Reproduce the listing below without changes, except that pictures are left out.

= = = =

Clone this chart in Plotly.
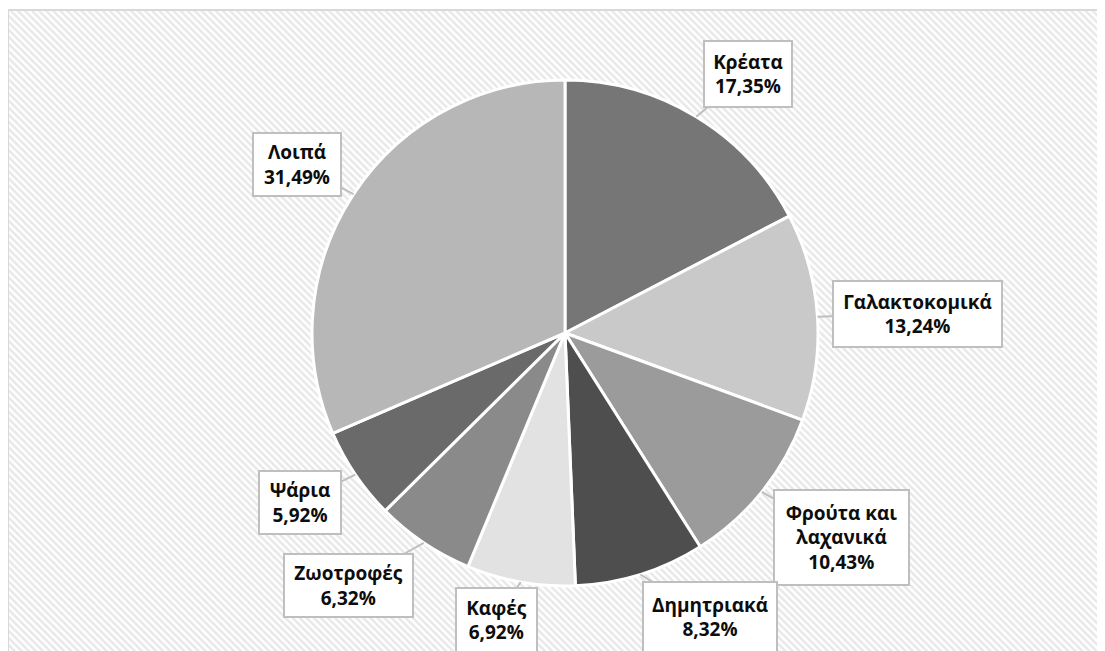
import math
import plotly.graph_objects as go

# data
categories = ["Κρέατα", "Γαλακτοκομικά", "Φρούτα και λαχανικά", "Δημητριακά",
              "Καφές", "Ζωοτροφές", "Ψάρια", "Λοιπά"]
shares = [17.35, 13.24, 10.43, 8.32, 6.92, 6.32, 5.92, 31.49]
label_text = ["Κρέατα", "Γαλακτοκομικά", "Φρούτα και<br>λαχανικά", "Δημητριακά",
              "Καφές", "Ζωοτροφές", "Ψάρια", "Λοιπά"]
slice_colors = ["#767676", "#c9c9c9", "#9b9b9b", "#4e4e4e",
                "#e2e2e2", "#8a8a8a", "#6a6a6a", "#b7b7b7"]

# layout (pixels in the screenshot); the page body adds an 8px margin
OFF = 8
W, H = 1105, 651
CX, CY, R = 565 - OFF, 333 - OFF, 253
# callout box centre and size
box_pos = [(748, 74), (917, 314), (841, 537), (710, 617),
           (496, 620), (348, 585), (300, 502), (297, 165)]
box_pos = [(x - OFF, y - OFF) for x, y in box_pos]
box_size = [(86, 64), (167, 64), (133, 93), (132, 68),
            (79, 62), (127, 61), (80, 61), (86, 61)]

fig = go.Figure()

# hatched chart area
fig.add_trace(go.Scatter(
    x=[0, 1110, 1110, 0, 0], y=[2, 2, 660, 660, 2],
    fill="toself", mode="lines", line=dict(color="#d9d9d9", width=2),
    fillcolor="white",
    fillpattern=dict(shape="\\", fgcolor="#d2d2d2", bgcolor="white",
                     size=5, solidity=0.5),
    hoverinfo="skip", showlegend=False,
))

fig.add_trace(go.Pie(
    labels=categories, values=shares, sort=False, direction="clockwise",
    rotation=0, textinfo="none", showlegend=False,
    marker=dict(colors=slice_colors, line=dict(color="white", width=3)),
    domain=dict(x=[(CX - R) / W, (CX + R) / W],
                y=[1 - (CY + R) / H, 1 - (CY - R) / H]),
))

total = sum(shares)
cum = 0
for name, v, (bx, by), (bw, bh) in zip(label_text, shares, box_pos, box_size):
    ang = math.radians((cum + v / 2) / total * 360)
    cum += v
    tx = CX + R * math.sin(ang)
    ty = CY - R * math.cos(ang)
    fig.add_annotation(
        x=tx / W, y=1 - ty / H, xref="paper", yref="paper",
        ax=bx - tx, ay=by - ty,
        text=f"{name}<br>{v:.2f}%".replace(".", ","),
        showarrow=True, arrowhead=0, arrowwidth=2, arrowcolor="#bfbfbf",
        bgcolor="white", bordercolor="#bfbfbf", borderwidth=2, borderpad=0,
        width=bw, height=bh, align="center", valign="middle",
        font=dict(family="Open Sans", size=19, color="#0d0d0d", weight="bold"),
    )

fig.update_layout(
    width=W, height=H,
    margin=dict(l=0, r=0, t=0, b=0),
    paper_bgcolor="white", plot_bgcolor="white",
    xaxis=dict(range=[0, W], visible=False, fixedrange=True),
    yaxis=dict(range=[H, 0], visible=False, fixedrange=True),
    showlegend=False,
)

fig.write_html("out.html")
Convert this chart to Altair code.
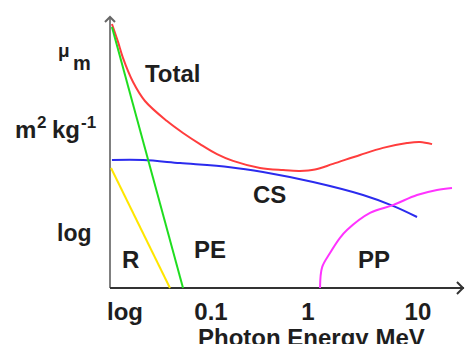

= = = =

RESULT OF THIS EXERCISE -
Clone this chart in Plotly.
import math
import plotly.graph_objects as go

# data
categories = ["Κρέατα", "Γαλακτοκομικά", "Φρούτα και λαχανικά", "Δημητριακά",
              "Καφές", "Ζωοτροφές", "Ψάρια", "Λοιπά"]
shares = [17.35, 13.24, 10.43, 8.32, 6.92, 6.32, 5.92, 31.49]
label_text = ["Κρέατα", "Γαλακτοκομικά", "Φρούτα και<br>λαχανικά", "Δημητριακά",
              "Καφές", "Ζωοτροφές", "Ψάρια", "Λοιπά"]
slice_colors = ["#767676", "#c9c9c9", "#9b9b9b", "#4e4e4e",
                "#e2e2e2", "#8a8a8a", "#6a6a6a", "#b7b7b7"]

# layout (pixels in the screenshot); the page body adds an 8px margin
OFF = 8
W, H = 1105, 651
CX, CY, R = 565 - OFF, 333 - OFF, 253
# callout box centre and size
box_pos = [(748, 74), (917, 314), (841, 537), (710, 617),
           (496, 620), (348, 585), (300, 502), (297, 165)]
box_pos = [(x - OFF, y - OFF) for x, y in box_pos]
box_size = [(86, 64), (167, 64), (133, 93), (132, 68),
            (79, 62), (127, 61), (80, 61), (86, 61)]

fig = go.Figure()

# hatched chart area
fig.add_trace(go.Scatter(
    x=[0, 1110, 1110, 0, 0], y=[2, 2, 660, 660, 2],
    fill="toself", mode="lines", line=dict(color="#d9d9d9", width=2),
    fillcolor="white",
    fillpattern=dict(shape="\\", fgcolor="#d2d2d2", bgcolor="white",
                     size=5, solidity=0.5),
    hoverinfo="skip", showlegend=False,
))

fig.add_trace(go.Pie(
    labels=categories, values=shares, sort=False, direction="clockwise",
    rotation=0, textinfo="none", showlegend=False,
    marker=dict(colors=slice_colors, line=dict(color="white", width=3)),
    domain=dict(x=[(CX - R) / W, (CX + R) / W],
                y=[1 - (CY + R) / H, 1 - (CY - R) / H]),
))

total = sum(shares)
cum = 0
for name, v, (bx, by), (bw, bh) in zip(label_text, shares, box_pos, box_size):
    ang = math.radians((cum + v / 2) / total * 360)
    cum += v
    tx = CX + R * math.sin(ang)
    ty = CY - R * math.cos(ang)
    fig.add_annotation(
        x=tx / W, y=1 - ty / H, xref="paper", yref="paper",
        ax=bx - tx, ay=by - ty,
        text=f"{name}<br>{v:.2f}%".replace(".", ","),
        showarrow=True, arrowhead=0, arrowwidth=2, arrowcolor="#bfbfbf",
        bgcolor="white", bordercolor="#bfbfbf", borderwidth=2, borderpad=0,
        width=bw, height=bh, align="center", valign="middle",
        font=dict(family="Open Sans", size=19, color="#0d0d0d", weight="bold"),
    )

fig.update_layout(
    width=W, height=H,
    margin=dict(l=0, r=0, t=0, b=0),
    paper_bgcolor="white", plot_bgcolor="white",
    xaxis=dict(range=[0, W], visible=False, fixedrange=True),
    yaxis=dict(range=[H, 0], visible=False, fixedrange=True),
    showlegend=False,
)

fig.write_html("out.html")
Convert this chart to Altair code.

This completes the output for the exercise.